Q: So, for the sake of argument, let’s assume for a few moments that radiocarbon dating is legitimate.  You have the remains of what looks like it could have been a canoe made of a hunk of a tree (wood).  When the tree was five years old, the center of it was already out of the carbon-exchanging business, so if the tree lived another 505 years and the scientists took their sample from the center of the bow, the radiocarbon clock would have started 500 years earlier than when the tree actually died – more than a daylight savings time error.  When the tree died, the radiocarbon decay clock on the outer layer started ticking.  Sometime later the tree fell over.  Then the tree could have been laying there for God only knows how long before a Caddo Indian stumbled onto it and thought it would make a nice canoe.  Then he had to round up a bunch of his buddies who were doing all kinds of other non-canoe-related stuff and convince them that this was a worthy project.  When they came to a consensus, they started burning and hacking away the insides of the tree.  So how old is the finished canoe, and how do “they” know?

A: “They” don’t actually know how old the canoe is, as in the date it entered into service as a canoe.  The IRS only mandates that records be kept for the first 7 years, and since they don’t have any record of this, we only know for sure that it is older than 7 years.  “They” pick something that sounds newsworthy (older than anything else), glue a couple of random facts to it, like the radiocarbon scam, and then “consult” (party) with each other for a few years to make it seem well-thought out, and then finally announce it to the public with great authority and fanfare.  A perfect example of this process is the recent announcement of the 50,000-year-old Homo Luzonensis (look it up). Link: scitechdaily.com 

kw pp

Q: I’ve heard of strainers and sweepers, but what’s a sieve?

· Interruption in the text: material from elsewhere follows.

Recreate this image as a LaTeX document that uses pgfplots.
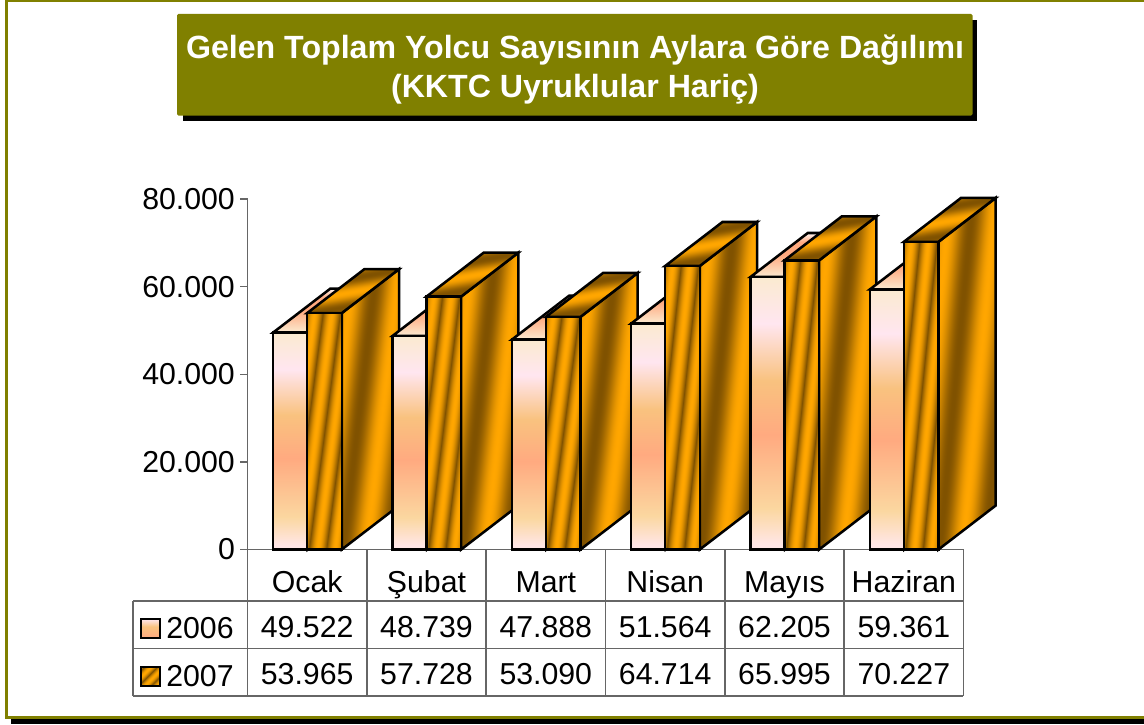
\documentclass[border=0pt]{standalone}
\usepackage{fontspec}
\setmainfont{Liberation Sans}
\usepackage{pgfplots}
\pgfplotsset{compat=1.18}
\definecolor{olivebar}{HTML}{808000}
\definecolor{gridgrey}{HTML}{666666}
\definecolor{fromhex1}{HTML}{FFE6E6}
\definecolor{fromhex2}{HTML}{FBD7A0}
\definecolor{fromhex3}{HTML}{FFAA80}
\definecolor{fromhex4}{HTML}{F9C27F}
\definecolor{fromhex5}{HTML}{FFE6F0}
\definecolor{fromhex6}{HTML}{FBEAD0}
\definecolor{topwhite}{HTML}{FFF8F4}
\pgfdeclarefunctionalshading{stripefront}{\pgfpointorigin}{\pgfpoint{100bp}{100bp}}{}{
  0.9 mul sub 14.4 mul 198 add sin 1 add 2 div sqrt dup 0.5 mul 0.5 add exch 0.33 mul 0.32 add 0 }
\pgfdeclarefunctionalshading{stripeside}{\pgfpointorigin}{\pgfpoint{100bp}{100bp}}{}{
  0.58 mul sub 8.88 mul 170 add sin 1 add 2 div dup 0.5 mul 0.5 add exch 0.33 mul 0.32 add 0 }
\pgfdeclarefunctionalshading{stripetop}{\pgfpointorigin}{\pgfpoint{100bp}{100bp}}{}{
  exch 0.35 mul sub 11 mul 100 add sin 1 add 2 div dup 0.5 mul 0.5 add exch 0.33 mul 0.32 add 0 }
\pgfdeclarefunctionalshading{stripekey}{\pgfpointorigin}{\pgfpoint{100bp}{100bp}}{}{
  sub 10.8 mul sin 1 add 2 div sqrt dup 0.5 mul 0.5 add exch 0.33 mul 0.32 add 0 }
\pgfdeclareverticalshading{peachfront}{100bp}{
  color(0bp)=(fromhex1); color(26bp)=(fromhex1); color(32.5bp)=(fromhex2); color(46bp)=(fromhex3);
  color(56bp)=(fromhex4); color(66.5bp)=(fromhex5); color(75bp)=(fromhex6); color(100bp)=(fromhex6)}
\pgfdeclareverticalshading{peachtop}{100bp}{
  color(0bp)=(fromhex6); color(25bp)=(fromhex6); color(50bp)=(fromhex3); color(65bp)=(fromhex3); color(75bp)=(topwhite); color(100bp)=(topwhite)}
\pgfdeclareverticalshading{peachkey}{100bp}{
  color(0bp)=(fromhex3); color(25bp)=(fromhex3); color(55bp)=(fromhex4); color(75bp)=(fromhex5); color(100bp)=(fromhex5)}
% one bar: left edge, value, shadings of side, top and front
\newcommand\OneBar[5]{%
  \pgfmathsetmacro\xa{#1}%
  \pgfmathsetmacro\xb{#1+0.29}%
  \pgfmathsetmacro\xc{#1+0.77}%
  \pgfmathsetmacro\xd{#1+0.48}%
  \edef\yt{\the\numexpr#2+10040\relax}%
  \edef\tmp{%
    \noexpand\addplot[bf,shading=#3] coordinates {(\xb,0)(\xc,10040)(\xc,\yt)(\xb,#2)} -- cycle;
    \noexpand\addplot[bf,shading=#4] coordinates {(\xa,#2)(\xb,#2)(\xc,\yt)(\xd,\yt)} -- cycle;
    \noexpand\addplot[bf,shading=#5] coordinates {(\xa,0)(\xb,0)(\xb,#2)(\xa,#2)} -- cycle;
  }\tmp}
\newcommand\Month[3]{%
  \pgfmathsetmacro\xx{#1-0.285}%
  \OneBar{\xx}{#2}{peachfront}{peachtop}{peachfront}%
  \OneBar{#1}{#3}{stripeside}{stripetop}{stripefront}}
\tikzset{bf/.style={draw=black,line width=1.9pt,line join=miter,shade}}
\begin{document}
\begin{tikzpicture}
\path[use as bounding box] (0,0) rectangle (858pt,-543pt);
\begin{scope}[x=0.75pt,y=-0.75pt]
  \fill[olivebar] (5,0) rectangle (1144,2.5);
  \fill[olivebar] (5,0) rectangle (8,719);
  \fill[black] (11,719) rectangle (1144,724);
  \fill[olivebar] (5,716) rectangle (1144,719);
  \fill[black] (183,20) rectangle (977,121);
  \fill[olivebar,rounded corners=1pt] (177,14) rectangle (972.5,115.5);
  \node[white,font=\fontsize{24.1pt}{30pt}\bfseries,anchor=base] at (575,58.5) {Gelen Toplam Yolcu Sayısının Aylara Göre Dağılımı};
  \node[white,font=\fontsize{24.1pt}{30pt}\bfseries,anchor=base] at (575,97) {(KKTC Uyruklular Hariç)};
\end{scope}
\begin{axis}[
  at={(185.625pt,-412.125pt)},anchor=south west,
  scale only axis,width=537pt,height=262.875pt,
  clip=false,
  xmin=-0.5,xmax=5.5,ymin=0,ymax=80000,
  axis x line=bottom,axis y line=left,
  axis line style={gridgrey,line width=1.1pt,-},
  x axis line style={-},y axis line style={-},
  xtick={0,1,2,3,4,5},
  xticklabels={Ocak,Şubat,Mart,Nisan,Mayıs,Haziran},
  xtick style={draw=none},
  major tick length=5.6pt,
  ytick={0,20000,40000,60000,80000},
  ytick style={gridgrey,line width=1.1pt},
  tick align=outside,
  scaled y ticks=false,
  /pgf/number format/1000 sep={.},
  /pgf/number format/assume math mode=true,
  yticklabel style={font=\fontsize{22.7pt}{26pt}\selectfont,anchor=east,inner xsep=0pt,xshift=-3.7pt},
  xticklabel style={font=\fontsize{22.7pt}{26pt}\selectfont,anchor=base,yshift=-26.6pt},
]
\Month{0}{49522}{53965}
\Month{1}{48739}{57728}
\Month{2}{47888}{53090}
\Month{3}{51564}{64714}
\Month{4}{62205}{65995}
\Month{5}{59361}{70227}
\end{axis}
\begin{scope}[x=0.75pt,y=-0.75pt,line width=1.1pt]
  \draw[gridgrey] (133,601) -- (963,601) (133,648.5) -- (963,648.5) (133,696) -- (963,696);
  \draw[gridgrey] (133,601) -- (133,696);
  \foreach \x in {247.5,366.8,486.2,605.5,724.8,844.2,963.5}
    \draw[gridgrey] (\x,549.5) -- (\x,696);
  \draw[black,line width=1.5pt,shade,shading=peachkey] (141,619) rectangle (160,638);
  \draw[black,line width=1.5pt,shade,shading=stripekey] (141,667) rectangle (160,686);
  \tikzset{tx/.style={font=\fontsize{22.7pt}{26pt}\selectfont,anchor=base,inner sep=0pt}}
  \node[tx] at (200,638) {2006};
  \node[tx] at (200,686.5) {2007};
  \foreach \x/\a/\b in {307.2/49.522/53.965,426.5/48.739/57.728,545.8/47.888/53.090,665.2/51.564/64.714,784.5/62.205/65.995,903.8/59.361/70.227}{
    \node[tx] at (\x,637) {\a};
    \node[tx] at (\x,684.5) {\b};
  }
\end{scope}
\end{tikzpicture}
\end{document}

A: A sieve is a lot like a sweeper in how it works, but it is much less forgiving.  Review: A sweeper usually consists of an exposed (above the water) fallen tree with branches hanging in the water that “sweep” you out of your boat as you try to go under or through, or, grab/pin you as you get swept into it by the current while you are trying to paddle around it.  In confined channels, overhanging bushes or cane can sweep you out of your boat in much the same way.  A strainer is the same thing, but underwater with branches poking up through the surface.  An innocent-looking bush or small tree sticking up from underwater at flood stage can also become a very effective strainer.  Now we get to the subject of this answer – the sieve.  A sieve (aka siphon) is where the water in the channel travels underneath rocks as it continues downstream.  If you and your boat are just a little too big to get through, this is not a good place to be.  You don’t even have to be upside-down to drown in this situation.  If there is enough water rushing through the funnel, the kayak will buckle and bend, trapping the kayaker inside. If the kayaker is swimming, sieves are even more dangerous as the swimmer can be sucked into a sieve and held indefinitely without the chance of escaping.  

The video clip in the link below is a heart-stopping example of how an experienced kayaker momentarily let himself get distracted in his exuberance and got himself stuck in a sieve in New Zealand.  Start around 1:40 for the event, but the entire video is quite enlightening. 


NOTE: Our club trips are not in New Zealand, and all of our club trips are quite a bit tamer than this.